WHAT TO PRODUCE
Return only the lines from the start of the records through the line that contains "const innerH = H", inclusive; leave out all pictures.
--- BEGIN INPUT FOR THIS TASK ---
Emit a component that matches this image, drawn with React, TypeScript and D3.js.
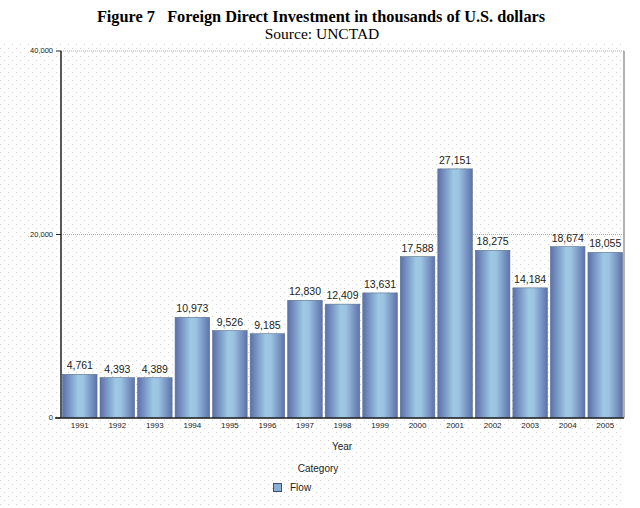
import * as d3 from "d3";
import React from "react";

// chart data
const years = ["1991", "1992", "1993", "1994", "1995", "1996", "1997", "1998", "1999", "2000", "2001", "2002", "2003", "2004", "2005"];
const flow = [4761, 4393, 4389, 10973, 9526, 9185, 12830, 12409, 13631, 17588, 27151, 18275, 14184, 18674, 18055];
const yTicks = [0, 20000, 40000];

const W = 640;
const H = 508;
const margin = { top: 51, right: 16, bottom: 90, left: 61 };

const App = (): React.ReactElement => {
  const innerW = W - margin.left - margin.right;
  const innerH = H - margin.top - margin.bottom;

  const xScale = d3.scaleBand<string>().domain(years).range([0, innerW]).paddingInner(0.08).paddingOuter(0.04);
  const yScale = d3.scaleLinear().domain([0, 40000]).range([innerH, 0]);
  const fmt = d3.format(",");
  const sans = "Arial, 'Liberation Sans', sans-serif";
  const serif = "'Liberation Serif', 'Times New Roman', serif";

  return (
    <svg width={W} height={H} style={{ position: "absolute", left: 0, top: 0, background: "#fff" }}>
      <defs>
        <pattern id="dots" width={8} height={8} patternUnits="userSpaceOnUse">
          <rect x={0} y={0} width={1} height={1} fill="#cfcfcf" />
          <rect x={4} y={4} width={1} height={1} fill="#cfcfcf" />
        </pattern>
        <linearGradient id="barGrad" x1="0" x2="1" y1="0" y2="0">
          <stop offset="0%" stopColor="#5c6fab" />
          <stop offset="45%" stopColor="#9ec8e4" />
          <stop offset="60%" stopColor="#9cc4e2" />
          <stop offset="100%" stopColor="#5e72ac" />
        </linearGradient>
      </defs>

      {/* background dots */}
      <rect x={0} y={44} width={margin.left + innerW} height={H - 44} fill="url(#dots)" />

      {/* title */}
      <text x={321} y={22} textAnchor="middle" fontFamily={serif} fontSize={16.3} fontWeight="bold">
        Figure 7{"\u00a0\u00a0\u00a0"}Foreign Direct Investment in thousands of U.S. dollars
      </text>
      <text x={322} y={39} textAnchor="middle" fontFamily={serif} fontSize={15.5}>
        Source: UNCTAD
      </text>

      <g transform={`translate(${margin.left},${margin.top})`}>
        {/* gridlines */}
        {yTicks.filter((t) => t > 0).map((t) => (
          <line key={t} x1={0} x2={innerW} y1={yScale(t)} y2={yScale(t)} stroke="#aaa" strokeWidth={1} strokeDasharray="1,1" />
        ))}
        <line x1={innerW} x2={innerW} y1={0} y2={innerH} stroke="#999" strokeWidth={1.5} />

        {/* bars */}
        {flow.map((v, i) => {
          const x = xScale(years[i]) as number;
          const y = yScale(v);
          return (
            <g key={years[i]}>
              <rect x={x} y={y} width={xScale.bandwidth()} height={innerH - y} fill="url(#barGrad)" stroke="#56708a" strokeWidth={0.6} />
              <text x={x + xScale.bandwidth() / 2} y={y - 5} textAnchor="middle" fontFamily={sans} fontSize={10.5} fill="#222">
                {fmt(v)}
              </text>
            </g>
          );
        })}

        {/* y axis */}
        <line x1={0} x2={0} y1={0} y2={innerH} stroke="#222" strokeWidth={1.5} />
        {yTicks.map((t) => (
          <g key={t} transform={`translate(0,${yScale(t)})`}>
            <line x1={-5} x2={0} stroke="#222" strokeWidth={1} />
            <text x={-8} dy="0.32em" textAnchor="end" fontFamily={sans} fontSize={7.5} fill="#222">
              {fmt(t)}
            </text>
          </g>
        ))}

        {/* x axis */}
        <line x1={-6} x2={innerW} y1={innerH} y2={innerH} stroke="#222" strokeWidth={1.5} />
        {years.map((yr) => (
          <text key={yr} x={(xScale(yr) as number) + xScale.bandwidth() / 2} y={innerH + 10} textAnchor="middle" fontFamily={sans} fontSize={8} fill="#222">
            {yr}
          </text>
        ))}

        <text x={281} y={innerH + 32} textAnchor="middle" fontFamily={sans} fontSize={10} fill="#222">
          Year
        </text>
      </g>

      {/* legend */}
      <text x={318} y={472} textAnchor="middle" fontFamily={sans} fontSize={10} fill="#222">
        Category
      </text>
      <rect x={273.5} y={483.5} width={8} height={8} fill="#8ab0d8" stroke="#3d4f7a" strokeWidth={1} />
      <text x={290} y={491} fontFamily={sans} fontSize={10} fill="#222">
        Flow
      </text>
    </svg>
  );
};

export default App;
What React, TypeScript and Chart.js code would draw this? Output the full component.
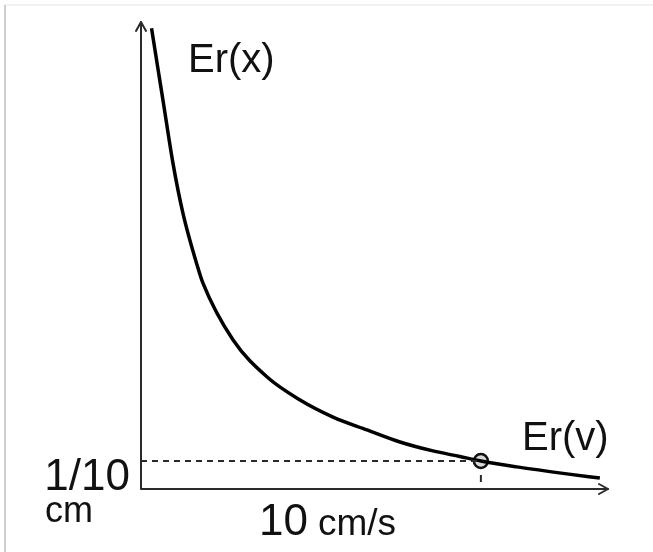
import React, { useEffect, useRef } from "react";
import { Chart, registerables } from "chart.js";

Chart.register(...registerables);

// Curve Er: speed (cm/s) vs error (cm)
const curveX = [0.31, 0.5, 0.65, 0.94, 1.24, 1.65, 1.82, 2.71, 3.71, 4.68, 5.65, 6.65, 7.62, 8.59, 9.38, 10, 11.06, 12.53, 13.5];
const curveY = [1.646, 1.5, 1.386, 1.164, 0.982, 0.8, 0.736, 0.532, 0.4, 0.318, 0.257, 0.211, 0.168, 0.136, 0.116, 0.1, 0.079, 0.054, 0.039];

// Marked point
const markX = [10];
const markY = [0.1];

// Axis ranges
const xRange = [0, 13.74];
const yRange = [0, 1.668];

// Labels
const yTickLabel = ["1/10", "cm"];
const xTickLabel = ["10", "cm/s"];
const curveLabels = ["Er(x)", "Er(v)"];

const FONT = '"Liberation Sans", Arial, sans-serif';

const drawPlugin = {
  id: "sketchDecor",
  beforeDraw(chart: any) {
    const ctx = chart.ctx;
    ctx.save();
    ctx.fillStyle = "#ffffff";
    ctx.fillRect(0, 0, chart.width, chart.height);
    // frame edges
    ctx.strokeStyle = "#ececec";
    ctx.lineWidth = 1.5;
    ctx.beginPath();
    ctx.moveTo(5, 5);
    ctx.lineTo(chart.width, 5);
    ctx.stroke();
    ctx.strokeStyle = "#cfcfcf";
    ctx.lineWidth = 2;
    ctx.beginPath();
    ctx.moveTo(5, 5);
    ctx.lineTo(5, chart.height);
    ctx.stroke();
    ctx.restore();
  },
  afterDatasetsDraw(chart: any) {
    const ctx = chart.ctx;
    const xs = chart.scales.x;
    const ys = chart.scales.y;
    const x0 = xs.getPixelForValue(0);
    const y0 = ys.getPixelForValue(0);
    const top = chart.chartArea.top;
    const right = chart.chartArea.right;
    ctx.save();
    ctx.strokeStyle = "#2a2a2a";
    ctx.lineWidth = 2;
    ctx.lineCap = "round";
    ctx.lineJoin = "round";
    // axes
    ctx.beginPath();
    ctx.moveTo(x0, top);
    ctx.lineTo(x0, y0);
    ctx.lineTo(right, y0);
    ctx.stroke();
    // arrowheads
    ctx.beginPath();
    ctx.moveTo(x0 - 5, top + 9);
    ctx.lineTo(x0, top);
    ctx.lineTo(x0 + 5, top + 9);
    ctx.moveTo(right - 9, y0 - 5);
    ctx.lineTo(right, y0);
    ctx.lineTo(right - 9, y0 + 5);
    ctx.stroke();

    // texts
    ctx.fillStyle = "#111111";
    ctx.textBaseline = "alphabetic";
    ctx.font = `44px ${FONT}`;
    ctx.textAlign = "right";
    ctx.fillText(yTickLabel[0], x0 - 11, y0 + 1);
    ctx.textAlign = "left";
    ctx.font = `36px ${FONT}`;
    ctx.fillText(yTickLabel[1], 45, y0 + 33);
    ctx.font = `44px ${FONT}`;
    ctx.fillText(xTickLabel[0], 259, y0 + 46);
    ctx.font = `37px ${FONT}`;
    ctx.fillText(xTickLabel[1], 318, y0 + 46);
    ctx.font = `40px ${FONT}`;
    ctx.fillText(curveLabels[0], 188, 72);
    ctx.fillText(curveLabels[1], 522, 450);
    ctx.restore();
  },
};

export default function App() {
  const ref = useRef<HTMLCanvasElement | null>(null);
  useEffect(() => {
    if (!ref.current) return;
    const curve = curveX.map((x, i) => ({ x, y: curveY[i] }));
    const mark = markX.map((x, i) => ({ x, y: markY[i] }));
    const chart = new Chart(ref.current, {
      type: "scatter",
      data: {
        datasets: [
          {
            type: "line",
            data: [
              { x: 0, y: markY[0] },
              { x: markX[0], y: markY[0] },
            ],
            borderColor: "#2a2a2a",
            borderWidth: 2.2,
            borderDash: [6, 5],
            pointRadius: 0,
            showLine: true,
            fill: false,
          } as any,
          {
            type: "line",
            data: [
              { x: markX[0], y: markY[0] * 0.5 },
              { x: markX[0], y: markY[0] * 0.25 },
            ],
            borderColor: "#2a2a2a",
            borderWidth: 2,
            pointRadius: 0,
            showLine: true,
            fill: false,
          } as any,
          {
            type: "line",
            data: curve,
            borderColor: "#000000",
            borderWidth: 3.5,
            pointRadius: 0,
            cubicInterpolationMode: "monotone",
            showLine: true,
            fill: false,
            clip: false,
          } as any,
          {
            type: "scatter",
            data: mark,
            pointRadius: 7,
            pointBackgroundColor: "#d9d9d9",
            pointBorderColor: "#111111",
            pointBorderWidth: 2.5,
          } as any,
        ],
      },
      options: {
        responsive: false,
        animation: false,
        devicePixelRatio: 1,
        layout: { padding: { left: 141, right: 45, top: 22, bottom: 63 } },
        plugins: { legend: { display: false }, tooltip: { enabled: false }, title: { display: false } },
        scales: {
          x: { type: "linear", min: xRange[0], max: xRange[1], display: false },
          y: { type: "linear", min: yRange[0], max: yRange[1], display: false },
        },
      },
      plugins: [drawPlugin],
    });
    return () => chart.destroy();
  }, []);
  return (
    <div style={{ position: "fixed", left: 0, top: 0, width: 653, height: 552, background: "#fff" }}>
      <canvas ref={ref} width={653} height={552} style={{ display: "block" }} />
    </div>
  );
}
--- END INPUT FOR THIS TASK ---
ANSWER TO THIS PROBLEM
Emit a component that matches this image, drawn with React, TypeScript and D3.js.
import * as d3 from "d3";
import React from "react";

// chart data
const years = ["1991", "1992", "1993", "1994", "1995", "1996", "1997", "1998", "1999", "2000", "2001", "2002", "2003", "2004", "2005"];
const flow = [4761, 4393, 4389, 10973, 9526, 9185, 12830, 12409, 13631, 17588, 27151, 18275, 14184, 18674, 18055];
const yTicks = [0, 20000, 40000];

const W = 640;
const H = 508;
const margin = { top: 51, right: 16, bottom: 90, left: 61 };

const App = (): React.ReactElement => {
  const innerW = W - margin.left - margin.right;
  const innerH = H - margin.top - margin.bottom;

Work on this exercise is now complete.